The best part about reading Cavedweller, though, is that despite Delia’s rock-solid assurance and confidence, Allison gives us over 400 detailed pages of the zigs and zags that each character takes as they play a part in Delia’s narrative. This novel is a true story in its very best and straightforward form. It envelopes the reader; Cavedweller is less about presenting a pièce de résistance of a solitary theme, and more about giving the reader a big bowl of topical wonders to ingest. I found myself comparing the book to Richard Russo’s Empire Falls or perhaps a John Steinbeck or John Irving novel. The themes are aplenty; take your pick between female bonding, journeys away from and back to home, finding the power within, and dozens more. According to the book’s New York Times review upon its publication in 1998, Cavedweller “reaches back to the conventions of straightforward storytelling and pays close attention to the way women get by, the way they come to forgive one another, the way they choose who they will be.”

A few years ago, I wrote about The Sense of an Ending, by Julian Barnes and posited that part of the story’s appeal and fascination is due to the fact that any author allows only certain aspects of a character’s life to be written. (Consider this the fictional version of the “you only show the most newsworthy parts of your life on social media” argument.) By no means is Sense formulaic, but the reader is exposed to just a sliver of the characters’ lives – a tidy discussion would easily flow, followed by book club participants restocking their plate with crackers and grapes.

Allison does something different here. We never hear much again about Randall’s young girlfriend, the person who sits behind him on the motorcycle and witnesses his last moments. And I haven’t even touched on the cadre of supporting characters in Los Angeles and Cayro – suffice it to say that they are abundant. Yet from the get-go, we get a sense that Allison is throwing readers head-first into this thrilling story and it’s the whole story, as if a camera is catching every moment whether or not a reader may find it “relevant” to the thematic narrative she’s trying to piece together. It’s not just the two motorcycle riders who play a part in the first scene; “A skinny, pockmarked teenager from Inglewood …crouched nearby, rummaging through a stolen backpack” makes a brief appearance as well. And Delia’s first encounter upon her return to Cayro is not with a family member or old friend, but a diner cook who exclaims, “You that bitch ran off and left her babies.” Readers never encounter either character again, but the author makes sure they’re a part of the written story.

Whoa! Storytelling as Science.
Whoa! Storytelling as Science. © Robert Pratten

I loved this book precisely because I reveled in the story without attempting to figure out how each symbolic gesture helped to move the story forward. (See, I haven’t even touched upon the title of the book and what it may mean.) Good stories aren’t necessarily scientific in the way all the aspects fit together. This past autumn, The Moth, the New York-based storytelling club, came to Ireland. In a piece in the Irish Times, New Yorker writer Adam Gopnik explained what makes a good story and an effective storyteller: “A good story has to be extremely particular and peculiar to your life.
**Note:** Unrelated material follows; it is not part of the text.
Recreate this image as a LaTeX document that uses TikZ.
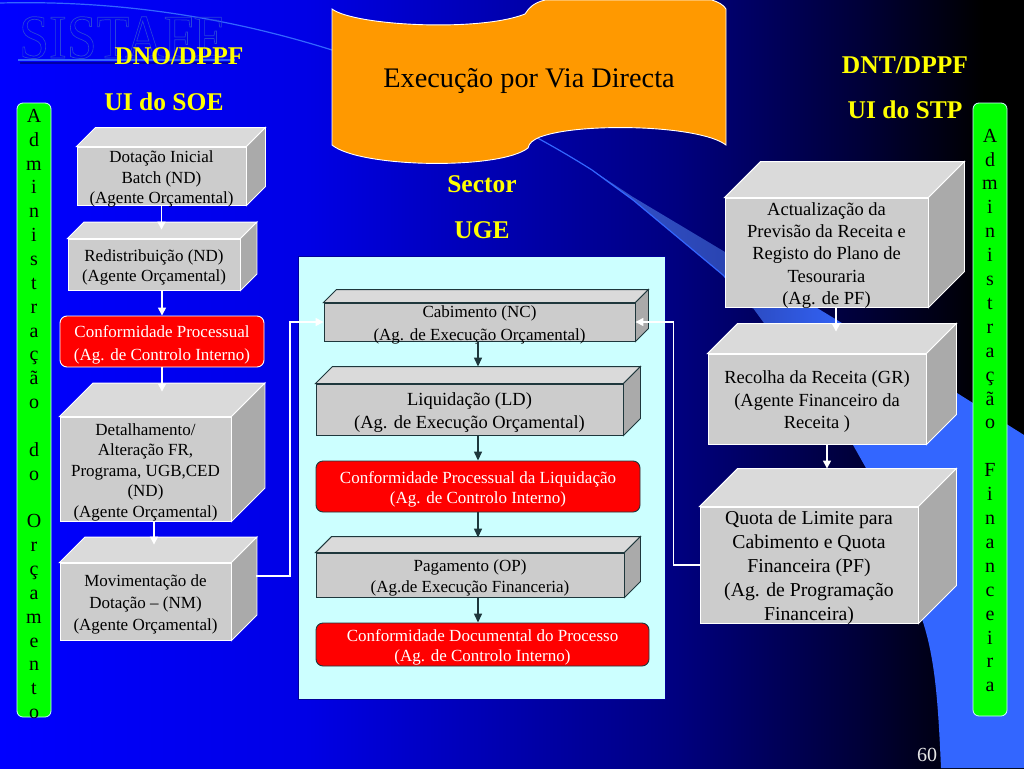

It has to have an element of singularity and yet – and this is the alchemy and paradox of storytelling – it has to be something immediately universal, part of something that we all experience…Almost always the great raconteurs talk about their failures.” Failure leaves behind a lot of loose ends and just like death, failure is inevitable in some shape or form throughout one’s life. Unlike the simple storytelling that children learn – and businesses adopt – Cavedweller offers readers a big stew full of rich themes and characters and there’s just no clear way how to interpret all of their intersections. The components of one’s life aren’t straightforward, and for better or for worse, failure asserts itself in everyone’s life at some point. I don’t think marketers and advertisers care to admit that. (Unless they’re offering up a product to help rectify said failures.)

Once an author masters the mechanics of “upleveling” her writing – maybe because she was blessed with a fantastic teacher – she can basically do the equivalent of dumping a story on readers without a formulaic finish or easily discernible “strategy.” In the end, Delia is right: She finds “home” in Cayro with her reunited family. But how she gets there is the enjoyable part.

A zig-zagging life, a zig-zagging story. Lombard Street, San Francisco.
A zig-zagging life, a zig-zagging story. Lombard Street, San Francisco.